Yıllar sonra bu nüfus cüzdanları ile bankalara hesap açıldığı, borçlanıldığı, vergi dairesine mükellefiyet tesis edilerek sahte fatura düzenleme suçu işlendiği ortaya çıkabiliyor. Kendi inisiyatifleri dışında yapılan bu işlemler yüzünden insanlar zor günler geçiriyor, huzurları kaçıyor, maddi-manevi zarara uğruyor, hatta sağlıkları bozulabiliyor. Ancak alacaklılar kapıya dayanınca ve sahte fatura düzenleme suçundan haklarında dava açılınca farkına vardıkları bu durumu düzeltmek için vatandaşlar günlerini ve servetlerini harcamak zorunda kalabiliyor. Bu sıkıntıların en azından bazılarıyla muhatap olmamak için nüfus cüzdanını kaybeden veya çaldıran kişilerin durumu vergi dairesine bildirmelerinde fayda var. Daireler, yapılan başvurularda bu kişilerin numaralarına bilgi girerek suistimallerin önüne geçiyor.

Temmuz 2006'dan itibaren Türkiye Cumhuriyeti vatandaşı gerçek kişilerin vergi kimlik numarası olarak 11 haneli TC Kimlik Numarası'nı kullanmaları mecburi hale geldi. Kendi içinde bazı sorunlar barındırmakla beraber MERNİS projesi çerçevesinde geliştirilen bu uygulama, birçok işlemin tek bir numara ile yapılması imkanını getiriyor.
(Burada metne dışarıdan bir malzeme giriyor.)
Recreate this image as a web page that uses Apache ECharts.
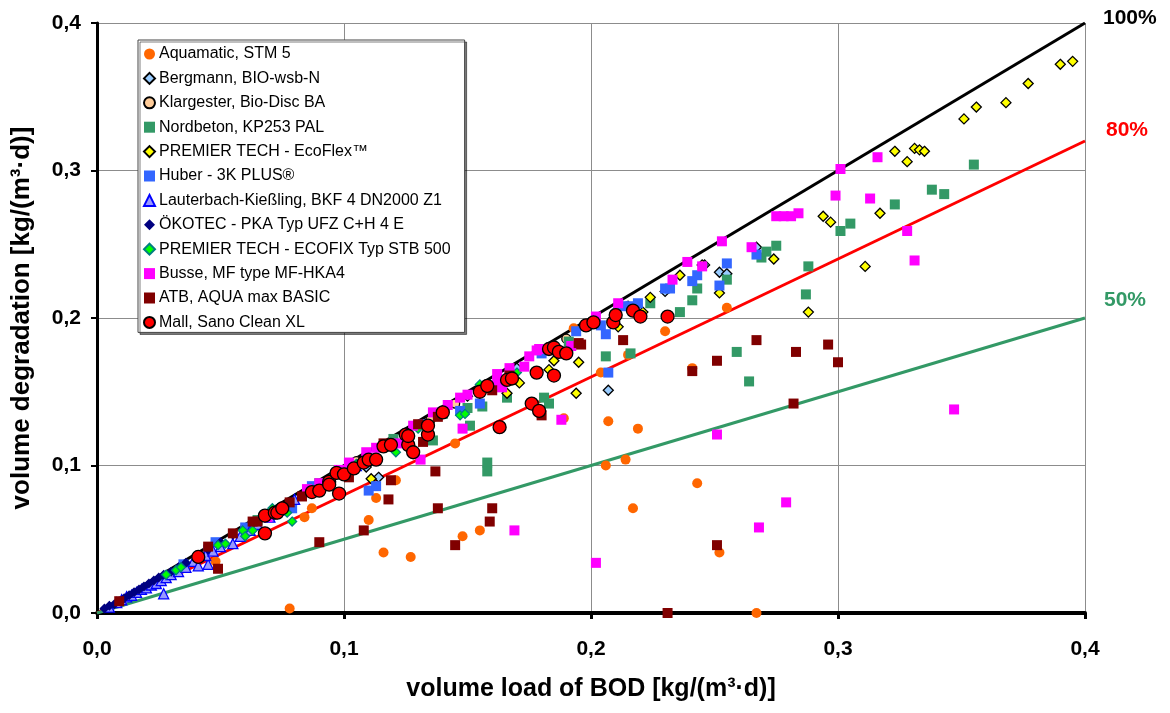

Aynı numarayla vergi dairesinde, hastanede, okullarda, seçimlerde ve birçok yerde işlem yapmak mümkün. Bunun bir avantajı da yukarıda bahsettiğim şekilde kaybolan veya çalınan nüfus cüzdanlarında yaşanıyor. Eskiden böyle bir problem yaşayan insanların, usulsüz işlem yapılmasına mani olmak için vergi kimlik numarasının sahte veya çalıntı nüfus cüzdanı ile alındığına dair mahkeme kararı çıkartıp bunu Maliye Bakanlığı'nın Ankara'daki merkezine göndermeleri gerekiyordu. Bu durumda numaranın tasarruf yetkisi kaldırılıyor ve kişiye yeni bir vergi numarası veriliyordu. Aynı şekilde vergi kimlik kartının kaybolduğuna veya çalındığına dair gazete ilanı ya da mahkeme kararı Maliye Bakanlığı'na bildirildiğinde vergi kimlik numarasına tedbir konuluyordu. Zamanla bu konuda duyarlı vatandaşların vergi dairelerine nüfus cüzdanlarının kaybolduğunu veya çalındığını belirterek kaybolan veya çalınan kimlikleriyle mükellefiyet tesis edilmesinin engellenmesi yönünde müracaatları arttı. Bunun üzerine Gelir İdaresi, işlemlerin pratik şekilde yapılması için yöntem geliştirdi. Gerçek kişiler artık, nüfus cüzdanlarının kaybolduğunu veya çalındığını belirterek, bu nüfus cüzdanlarıyla mükellefiyet tesisi yapılmasının engellenmesini vergi dairelerine verdikleri dilekçeyle talep edebiliyor. Bu durumdaki kişilerden vergi mükellefiyetini terk edenler ile vergi mükellefiyeti bulunmayanlar herhangi bir vergi dairesine başvurabiliyor. Vergi mükellefiyeti bulunanlar ise bağlı bulundukları vergi dairesine başvurmalı. Müracaat esnasında nüfus cüzdanlarının kaybedildiğine veya çalındığına dair gazete ilanının/emniyet birimlerince düzenlenmiş belgenin aslı da ibraz ediliyor. Vergi daireleri, verilen belgelerdeki numarayı sorgulayıp bilgilerin doğruluğunu onayladıktan sonra nüfus cüzdanlarının kaybedildiğine veya çalındığına dair not düşüyor.

Yapılan müracaat neticesinde vergi dairesince alınan tedbirlerden sonra sahte kimlikle mükellefiyet açmanın, bir şirkete ortak olmanın ve bu sayede sahte fatura dahil birçok mali suç işlemenin önüne geçilmiş oluyor. Çünkü mükellefiyet tesisi yaptırmak, şirket kurmak veya ortak olmak üzere vergi dairesine müracaat edenlerin nüfus cüzdan bilgileri sistem tarafından otomatik olarak kontrol edilir. Kontrol sonucunda ibraz edilen nüfus cüzdanındaki bilgilerde uygunsuzluk bulunmadığı ve nüfus cüzdanının kayıp/çalıntı olmadığının tespit edilmesi halinde mükellefiyet tesisi yapılır. İbraz edilen nüfus cüzdanının kayıp/çalıntı olduğu sistem tarafından tespit edilmesi halinde bilgisayar ekranında kimliğin, kaybedildiği veya çalındığını belirten bir uyarı mesajı görülür. Bu mesaj üzerine ibraz edilen kimlikteki kişi adına mükellefiyet tesisi yapılmaz. Ayrıca ibraz edilen nüfus cüzdanı iade edilmeyip durumu anlatan bir yazı ekinde ilgili nüfus müdürlüğüne gönderilir. Bu sayede usulsüz işlem yapmak isteyen kişilerin de yakalanması sağlanmış olur.